Lithium Australia has more than doubled its holdings adjacent to Western Australia’s prospective Greenbushes area with the recent grant of three exploration licenses (E70/4788, E70/4789, E70/4790).
Greenbushes hosts the world’s largest lithium mine which currently produces about 40% of global lithium supply from pegmatites, mined approximately 200km south of Perth, in Western Australia.
The area hosts abundant pegmatites the emplacement of which appears to be structurally controlled.
“A number of major structural features occur within the area, including the Donnybrook – Bridgetown Shear within which the Greenbushes pergamtite is located,” Lithium said in a statement.
“Numerous subsidiary structures have been identified in the area, some of which are also associated with the emplacement of pegmatites.”
The company holds an 80% equity in the Greenbushes project. The remaining 20% is free-carried “to the point at which a decision is made to undertake a feasibility study.”

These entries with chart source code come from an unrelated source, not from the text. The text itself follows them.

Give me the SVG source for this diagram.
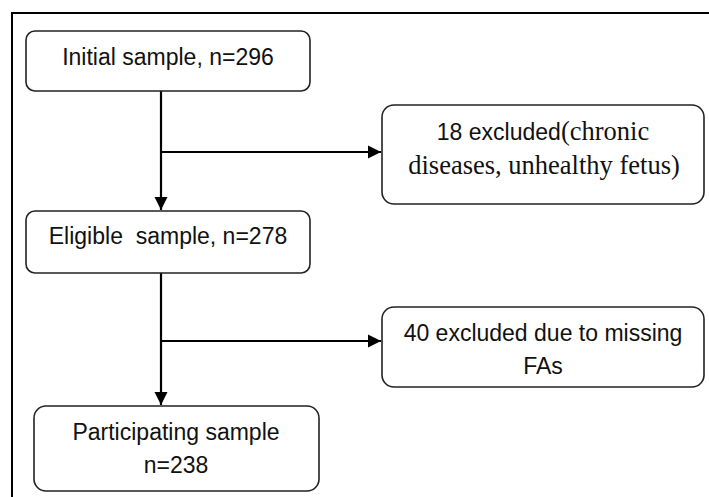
<svg xmlns="http://www.w3.org/2000/svg" width="709" height="497" viewBox="0 0 709 497">
<defs>
<style>
.box{fill:#fff;stroke:#222;stroke-width:1.6}
.sans{font-family:"Liberation Sans",Arial,sans-serif;font-size:23px;fill:#111}
.serif{font-family:"Liberation Serif","Times New Roman",serif;font-size:26.5px;fill:#111}
.ln{stroke:#000;stroke-width:2.2;fill:none}
</style>
<marker id="arr" viewBox="0 0 10 10" refX="10" refY="5" markerWidth="6" markerHeight="6" markerUnits="strokeWidth" orient="auto">
<path d="M0,0 L10,5 L0,10 Z" fill="#000"/>
</marker>
</defs>
<rect width="709" height="497" fill="#fff"/>
<g id="frame">
<path d="M12,497 L12,13 L709,13" fill="none" stroke="#000" stroke-width="2"/>
</g>
<g id="connectors">
<path class="ln" d="M161,91 L161,210" marker-end="url(#arr)"/>
<path class="ln" d="M161,152 L381,152" marker-end="url(#arr)"/>
<path class="ln" d="M161,273 L161,405" marker-end="url(#arr)"/>
<path class="ln" d="M161,341 L381,341" marker-end="url(#arr)"/>
</g>
<g id="initial">
<rect class="box" x="26" y="31" width="284" height="60" rx="9"/>
<text class="sans" x="168" y="65" text-anchor="middle">Initial sample, n=296</text>
</g>
<g id="excluded18">
<rect class="box" x="382" y="105" width="322" height="99" rx="12"/>
<text x="543" y="140" text-anchor="middle"><tspan class="sans">18 excluded</tspan><tspan class="serif">(chronic</tspan></text>
<text class="serif" x="544" y="174" text-anchor="middle">diseases, unhealthy fetus)</text>
</g>
<g id="eligible">
<rect class="box" x="26" y="211" width="284" height="62" rx="9"/>
<text class="sans" x="168" y="244" text-anchor="middle" xml:space="preserve">Eligible  sample, n=278</text>
</g>
<g id="excluded40">
<rect class="box" x="382" y="307" width="322" height="80" rx="12"/>
<text class="sans" x="543" y="341" text-anchor="middle">40 excluded due to missing</text>
<text class="sans" x="543" y="374" text-anchor="middle">FAs</text>
</g>
<g id="participating">
<rect class="box" x="34" y="406" width="285" height="85" rx="12"/>
<text class="sans" x="176" y="440" text-anchor="middle">Participating sample</text>
<text class="sans" x="176" y="473" text-anchor="middle">n=238</text>
</g>
</svg>
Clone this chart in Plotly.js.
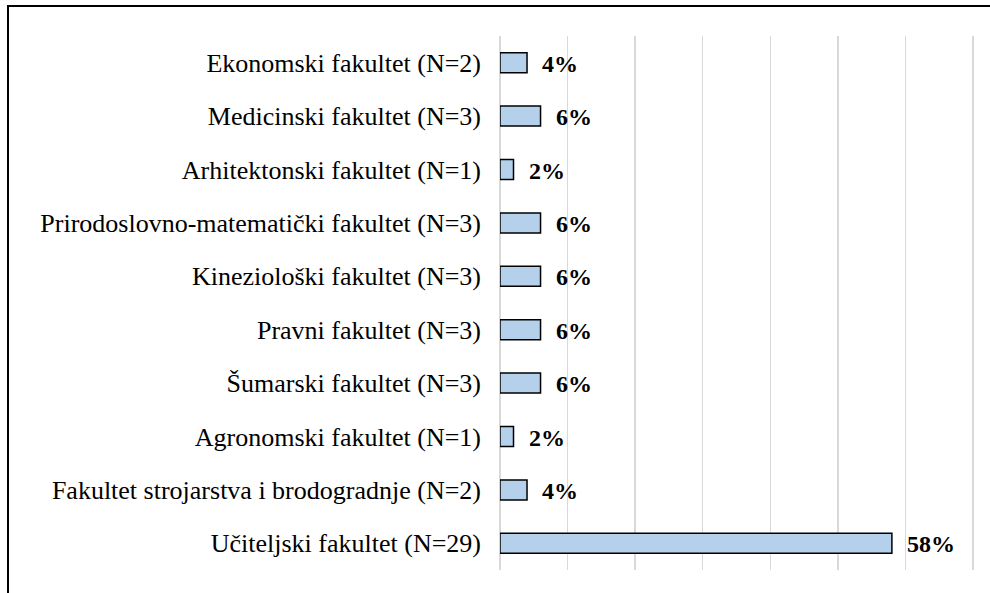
<!DOCTYPE html>
<html>
<head>
<meta charset="utf-8">
<script src="https://cdn.plot.ly/plotly-3.0.1.min.js"></script>
<style>
html, body { margin: 0; padding: 0; background: #ffffff; overflow: hidden; }
#chart { width: 990px; height: 593px; position: absolute; left: 0; top: 0; }
#frame { position: absolute; left: 7px; top: 5px; width: 2000px; height: 2000px;
  border-left: 2px solid #000; border-top: 2px solid #000; pointer-events: none; }
</style>
</head>
<body>
<div id="chart"></div>
<div id="frame"></div>
<script>
const categories = [
  "Ekonomski fakultet (N=2)",
  "Medicinski fakultet (N=3)",
  "Arhitektonski fakultet (N=1)",
  "Prirodoslovno-matematički fakultet (N=3)",
  "Kineziološki fakultet (N=3)",
  "Pravni fakultet (N=3)",
  "Šumarski fakultet (N=3)",
  "Agronomski fakultet (N=1)",
  "Fakultet strojarstva i brodogradnje (N=2)",
  "Učiteljski fakultet (N=29)"
];
const percentages = [4, 6, 2, 6, 6, 6, 6, 2, 4, 58];
const valueLabels = ["4%", "6%", "2%", "6%", "6%", "6%", "6%", "2%", "4%", "58%"];

const SERIF = "'Liberation Serif', 'Times New Roman', serif";

const trace = {
  type: "bar",
  orientation: "h",
  x: percentages,
  y: categories,
  marker: { color: "#b4d0ea", line: { color: "#000000", width: 1.5 } },
  hoverinfo: "none"
};

const annotations = categories.map((c, i) => ({
  x: percentages[i],
  y: c,
  xref: "x",
  yref: "y",
  text: "<b>" + valueLabels[i] + "</b>",
  showarrow: false,
  xanchor: "left",
  xshift: 13,
  yshift: -1,
  font: { family: SERIF, size: 24, color: "#000" }
}));

const layout = {
  width: 990,
  height: 593,
  margin: { l: 500, r: 15, t: 36, b: 23, pad: 0 },
  paper_bgcolor: "rgba(0,0,0,0)",
  plot_bgcolor: "rgba(0,0,0,0)",
  showlegend: false,
  bargap: 0.625,
  font: { family: SERIF, color: "#000" },
  xaxis: {
    range: [0, 70.3],
    dtick: 10,
    tick0: 0,
    showticklabels: false,
    showgrid: true,
    gridcolor: "#d9d9d9",
    gridwidth: 1.5,
    zeroline: true,
    zerolinecolor: "#d9d9d9",
    zerolinewidth: 1.5,
    showline: false,
    ticks: ""
  },
  yaxis: {
    autorange: "reversed",
    showgrid: false,
    zeroline: false,
    showline: false,
    ticks: "",
    ticklabelstandoff: 18,
    tickfont: { family: SERIF, size: 26, color: "#000" }
  },
  annotations: annotations
};

Plotly.newPlot("chart", [trace], layout, { displayModeBar: false, staticPlot: true });
</script>
</body>
</html>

The company said that initial phases of exploration, which have already commenced, will employ non-invasive technologies to model the chemical evolution of the intrusive rocks forming part of the pegmatite complex.
According to Managing Director Adrian Griffin, the geochemical profiles will also help delineate the more prospective structural trends for further examination.
“The grant of the three new licences will enable Lithium Australia to gain a much more complete picture of the geological systems that have created the world’s largest known lithium pegmatite,” he said.
“The potential of the area is outstanding and we will use our experience to evaluate that potential in an effort to unlock the latent value of the area.”